[Items from a data source]
────────────────────

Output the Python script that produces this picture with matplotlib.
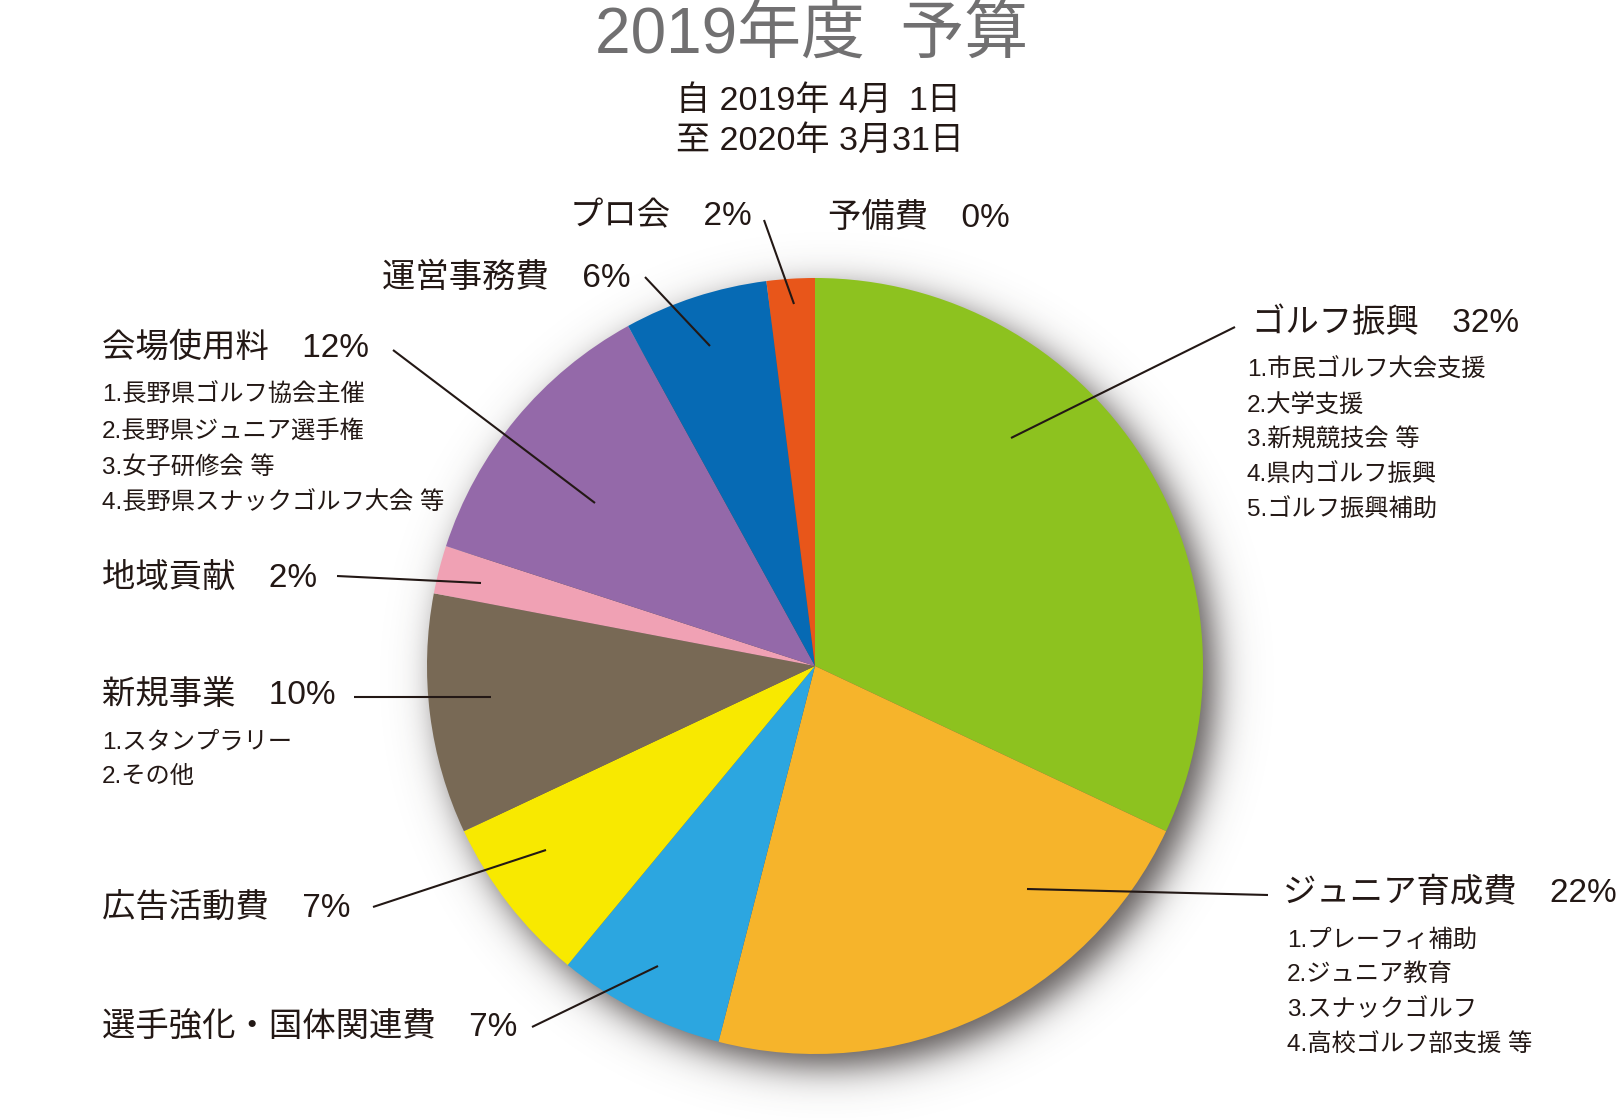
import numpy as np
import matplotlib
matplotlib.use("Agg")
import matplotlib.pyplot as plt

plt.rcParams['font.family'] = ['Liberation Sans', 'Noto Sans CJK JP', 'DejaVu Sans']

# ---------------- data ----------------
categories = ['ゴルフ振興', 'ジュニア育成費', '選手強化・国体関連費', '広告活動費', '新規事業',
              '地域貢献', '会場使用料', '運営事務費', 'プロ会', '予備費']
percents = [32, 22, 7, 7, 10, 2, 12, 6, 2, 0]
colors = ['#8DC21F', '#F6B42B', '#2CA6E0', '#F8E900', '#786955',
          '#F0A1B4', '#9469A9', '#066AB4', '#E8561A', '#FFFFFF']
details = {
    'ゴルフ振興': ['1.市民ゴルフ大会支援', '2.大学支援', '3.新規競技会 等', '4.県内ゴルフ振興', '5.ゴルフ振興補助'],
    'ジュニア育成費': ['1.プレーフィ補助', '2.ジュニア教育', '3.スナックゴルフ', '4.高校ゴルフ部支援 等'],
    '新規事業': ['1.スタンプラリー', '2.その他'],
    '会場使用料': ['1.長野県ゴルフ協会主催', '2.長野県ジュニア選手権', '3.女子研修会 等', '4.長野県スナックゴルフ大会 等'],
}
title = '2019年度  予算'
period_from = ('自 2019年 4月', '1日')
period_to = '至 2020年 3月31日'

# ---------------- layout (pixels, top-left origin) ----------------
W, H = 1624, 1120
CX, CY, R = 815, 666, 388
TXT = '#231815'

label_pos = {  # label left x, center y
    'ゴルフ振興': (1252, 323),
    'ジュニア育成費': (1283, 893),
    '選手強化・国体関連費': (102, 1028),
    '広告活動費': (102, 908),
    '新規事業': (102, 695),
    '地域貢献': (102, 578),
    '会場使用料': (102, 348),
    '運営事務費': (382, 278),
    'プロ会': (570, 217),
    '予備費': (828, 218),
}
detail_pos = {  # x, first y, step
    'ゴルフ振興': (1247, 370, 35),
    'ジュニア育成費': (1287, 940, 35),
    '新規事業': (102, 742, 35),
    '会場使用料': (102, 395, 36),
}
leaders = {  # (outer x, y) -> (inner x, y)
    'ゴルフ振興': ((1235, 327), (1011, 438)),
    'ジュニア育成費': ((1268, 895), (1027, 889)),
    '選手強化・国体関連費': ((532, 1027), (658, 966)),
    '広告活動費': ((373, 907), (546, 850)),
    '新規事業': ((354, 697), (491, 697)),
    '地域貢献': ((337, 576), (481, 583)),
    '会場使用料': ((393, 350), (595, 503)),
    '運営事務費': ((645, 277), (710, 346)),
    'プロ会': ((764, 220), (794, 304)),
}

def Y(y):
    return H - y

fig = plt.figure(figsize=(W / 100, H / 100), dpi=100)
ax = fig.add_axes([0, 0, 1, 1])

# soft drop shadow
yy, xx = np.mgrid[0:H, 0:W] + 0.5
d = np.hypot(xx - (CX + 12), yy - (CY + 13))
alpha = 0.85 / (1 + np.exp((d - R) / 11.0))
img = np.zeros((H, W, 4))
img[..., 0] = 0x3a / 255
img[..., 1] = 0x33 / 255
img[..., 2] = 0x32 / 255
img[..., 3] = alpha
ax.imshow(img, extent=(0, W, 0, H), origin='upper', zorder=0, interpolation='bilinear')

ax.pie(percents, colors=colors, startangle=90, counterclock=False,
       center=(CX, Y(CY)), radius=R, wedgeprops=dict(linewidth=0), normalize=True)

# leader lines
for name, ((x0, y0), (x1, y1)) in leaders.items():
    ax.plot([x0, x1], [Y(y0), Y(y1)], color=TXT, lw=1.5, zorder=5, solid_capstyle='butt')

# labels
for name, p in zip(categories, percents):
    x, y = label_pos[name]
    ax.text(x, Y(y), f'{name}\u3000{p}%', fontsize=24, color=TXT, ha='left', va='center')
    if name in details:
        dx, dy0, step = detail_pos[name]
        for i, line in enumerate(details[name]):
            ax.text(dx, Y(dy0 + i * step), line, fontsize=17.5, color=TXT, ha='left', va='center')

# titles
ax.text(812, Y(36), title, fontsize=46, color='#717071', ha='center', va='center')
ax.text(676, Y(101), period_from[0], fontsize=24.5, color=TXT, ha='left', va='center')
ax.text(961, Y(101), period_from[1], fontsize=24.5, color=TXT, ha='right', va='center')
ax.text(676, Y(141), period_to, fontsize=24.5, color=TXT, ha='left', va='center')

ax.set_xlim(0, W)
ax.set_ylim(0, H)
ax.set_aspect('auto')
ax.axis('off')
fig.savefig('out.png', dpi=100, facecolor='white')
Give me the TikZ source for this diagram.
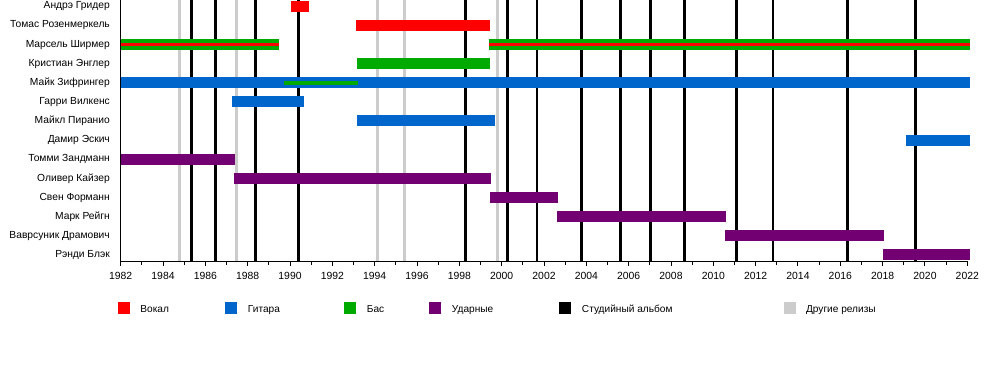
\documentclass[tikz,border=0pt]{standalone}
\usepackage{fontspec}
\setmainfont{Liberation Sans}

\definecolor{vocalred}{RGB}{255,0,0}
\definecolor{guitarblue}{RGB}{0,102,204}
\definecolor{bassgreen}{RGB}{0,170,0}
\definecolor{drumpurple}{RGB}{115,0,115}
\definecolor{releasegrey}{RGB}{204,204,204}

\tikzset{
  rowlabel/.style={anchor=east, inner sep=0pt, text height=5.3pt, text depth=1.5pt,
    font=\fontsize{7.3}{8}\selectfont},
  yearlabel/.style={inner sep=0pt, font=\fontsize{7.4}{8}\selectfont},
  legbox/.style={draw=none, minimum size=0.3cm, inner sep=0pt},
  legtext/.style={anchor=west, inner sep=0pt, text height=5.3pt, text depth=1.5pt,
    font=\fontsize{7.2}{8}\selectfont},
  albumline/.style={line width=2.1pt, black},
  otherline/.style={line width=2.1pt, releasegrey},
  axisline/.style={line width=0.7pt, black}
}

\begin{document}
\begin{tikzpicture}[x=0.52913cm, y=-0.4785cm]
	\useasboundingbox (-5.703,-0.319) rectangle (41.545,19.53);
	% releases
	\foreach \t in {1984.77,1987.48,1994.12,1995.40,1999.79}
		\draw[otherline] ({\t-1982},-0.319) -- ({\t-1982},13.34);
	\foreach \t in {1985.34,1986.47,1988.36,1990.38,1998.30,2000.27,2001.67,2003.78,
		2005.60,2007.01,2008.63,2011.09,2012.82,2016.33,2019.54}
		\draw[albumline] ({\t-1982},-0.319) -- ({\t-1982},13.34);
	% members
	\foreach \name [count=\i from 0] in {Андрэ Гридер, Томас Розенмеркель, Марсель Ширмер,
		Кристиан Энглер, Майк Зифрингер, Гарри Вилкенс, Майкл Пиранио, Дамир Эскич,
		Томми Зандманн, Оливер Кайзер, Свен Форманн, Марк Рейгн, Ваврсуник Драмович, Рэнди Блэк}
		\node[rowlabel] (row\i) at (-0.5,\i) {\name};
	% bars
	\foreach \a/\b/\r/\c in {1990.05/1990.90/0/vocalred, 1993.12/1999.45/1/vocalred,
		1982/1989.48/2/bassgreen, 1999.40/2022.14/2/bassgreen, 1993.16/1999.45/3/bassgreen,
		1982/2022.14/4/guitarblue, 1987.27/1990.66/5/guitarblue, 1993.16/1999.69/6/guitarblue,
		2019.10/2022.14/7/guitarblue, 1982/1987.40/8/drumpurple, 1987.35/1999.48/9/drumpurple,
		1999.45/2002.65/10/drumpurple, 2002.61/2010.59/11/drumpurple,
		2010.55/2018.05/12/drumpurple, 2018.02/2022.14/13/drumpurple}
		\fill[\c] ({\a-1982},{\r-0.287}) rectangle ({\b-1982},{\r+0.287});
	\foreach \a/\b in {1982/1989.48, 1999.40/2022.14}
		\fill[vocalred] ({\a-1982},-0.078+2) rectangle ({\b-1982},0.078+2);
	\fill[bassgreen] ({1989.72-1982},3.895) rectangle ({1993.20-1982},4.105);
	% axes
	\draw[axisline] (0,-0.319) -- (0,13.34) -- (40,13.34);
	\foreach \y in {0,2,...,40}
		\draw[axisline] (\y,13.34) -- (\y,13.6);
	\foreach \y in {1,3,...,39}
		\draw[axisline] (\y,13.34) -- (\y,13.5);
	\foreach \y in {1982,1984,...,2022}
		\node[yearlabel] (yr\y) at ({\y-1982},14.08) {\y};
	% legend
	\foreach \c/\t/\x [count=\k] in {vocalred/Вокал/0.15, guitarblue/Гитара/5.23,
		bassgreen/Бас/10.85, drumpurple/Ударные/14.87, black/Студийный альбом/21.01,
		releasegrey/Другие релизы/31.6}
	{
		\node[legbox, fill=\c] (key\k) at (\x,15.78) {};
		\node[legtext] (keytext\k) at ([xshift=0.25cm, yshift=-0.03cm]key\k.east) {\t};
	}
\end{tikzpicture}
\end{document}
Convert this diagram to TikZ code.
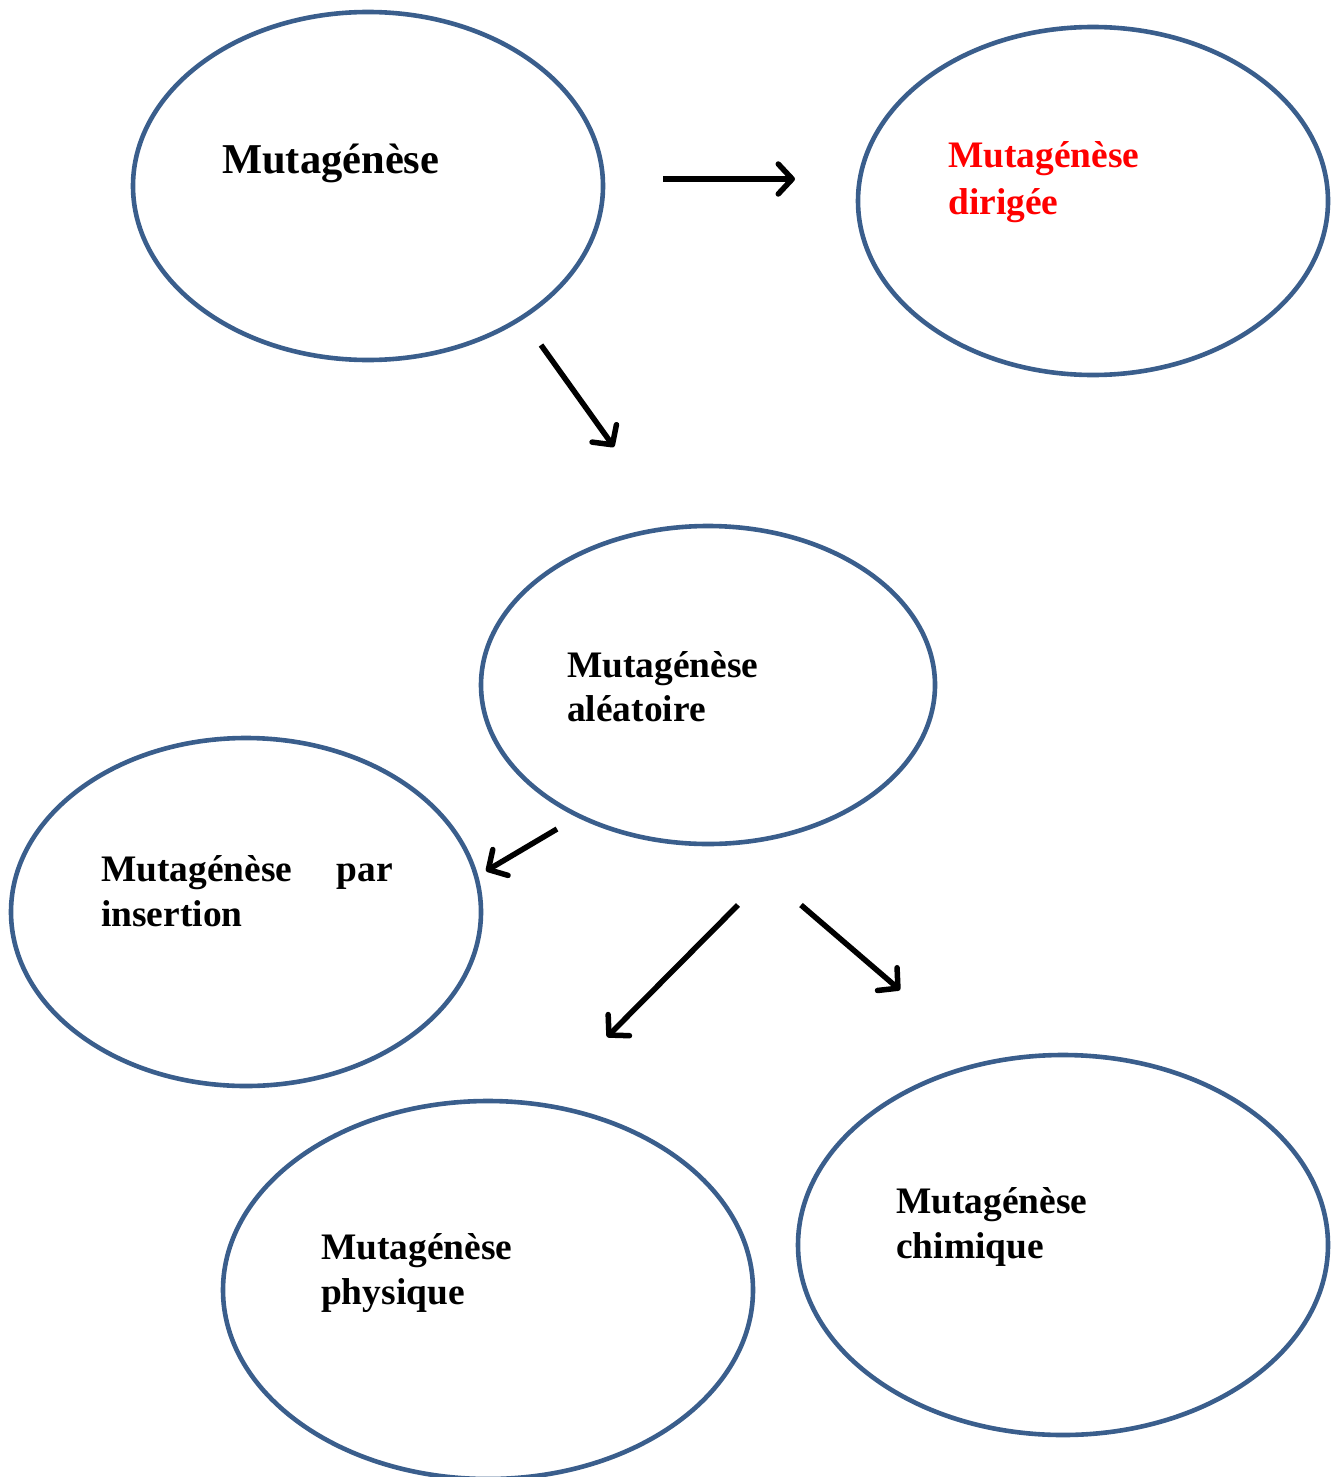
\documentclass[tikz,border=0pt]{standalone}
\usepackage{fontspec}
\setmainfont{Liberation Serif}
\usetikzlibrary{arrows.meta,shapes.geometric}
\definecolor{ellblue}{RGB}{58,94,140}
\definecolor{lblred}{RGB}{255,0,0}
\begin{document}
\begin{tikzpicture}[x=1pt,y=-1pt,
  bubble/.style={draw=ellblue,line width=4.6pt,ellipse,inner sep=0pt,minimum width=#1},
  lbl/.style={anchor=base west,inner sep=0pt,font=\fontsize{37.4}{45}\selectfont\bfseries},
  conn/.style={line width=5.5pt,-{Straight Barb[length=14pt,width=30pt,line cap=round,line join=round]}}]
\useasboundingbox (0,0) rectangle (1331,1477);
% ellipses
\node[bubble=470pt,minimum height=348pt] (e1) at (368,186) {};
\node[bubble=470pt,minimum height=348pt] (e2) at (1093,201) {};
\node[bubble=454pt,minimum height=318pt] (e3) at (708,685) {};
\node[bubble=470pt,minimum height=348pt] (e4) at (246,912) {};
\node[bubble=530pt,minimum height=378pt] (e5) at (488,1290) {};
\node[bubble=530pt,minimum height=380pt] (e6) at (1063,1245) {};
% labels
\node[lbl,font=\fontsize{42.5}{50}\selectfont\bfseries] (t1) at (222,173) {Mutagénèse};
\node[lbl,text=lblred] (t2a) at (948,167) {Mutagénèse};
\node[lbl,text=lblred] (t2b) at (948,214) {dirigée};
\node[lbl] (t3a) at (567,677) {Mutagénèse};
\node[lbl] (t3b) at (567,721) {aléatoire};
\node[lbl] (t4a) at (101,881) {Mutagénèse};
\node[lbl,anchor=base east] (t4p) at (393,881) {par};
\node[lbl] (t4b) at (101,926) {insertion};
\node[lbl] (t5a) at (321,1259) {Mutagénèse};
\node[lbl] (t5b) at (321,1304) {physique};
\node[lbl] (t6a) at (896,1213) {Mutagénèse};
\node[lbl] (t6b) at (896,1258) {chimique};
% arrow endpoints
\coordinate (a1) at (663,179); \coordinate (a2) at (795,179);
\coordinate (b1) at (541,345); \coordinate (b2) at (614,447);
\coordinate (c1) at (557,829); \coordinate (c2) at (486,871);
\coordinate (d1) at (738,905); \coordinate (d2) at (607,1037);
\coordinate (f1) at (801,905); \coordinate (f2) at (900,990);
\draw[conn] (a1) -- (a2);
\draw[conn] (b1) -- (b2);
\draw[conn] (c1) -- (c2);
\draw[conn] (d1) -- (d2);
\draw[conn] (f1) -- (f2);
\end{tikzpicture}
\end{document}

────────────────────

## Instruction
Each line with the string "matplotlib" in it needs to be found and copied.

## Finished task
Output the Python script that produces this picture with matplotlib.
import matplotlib
matplotlib.use("Agg")
import matplotlib.pyplot as plt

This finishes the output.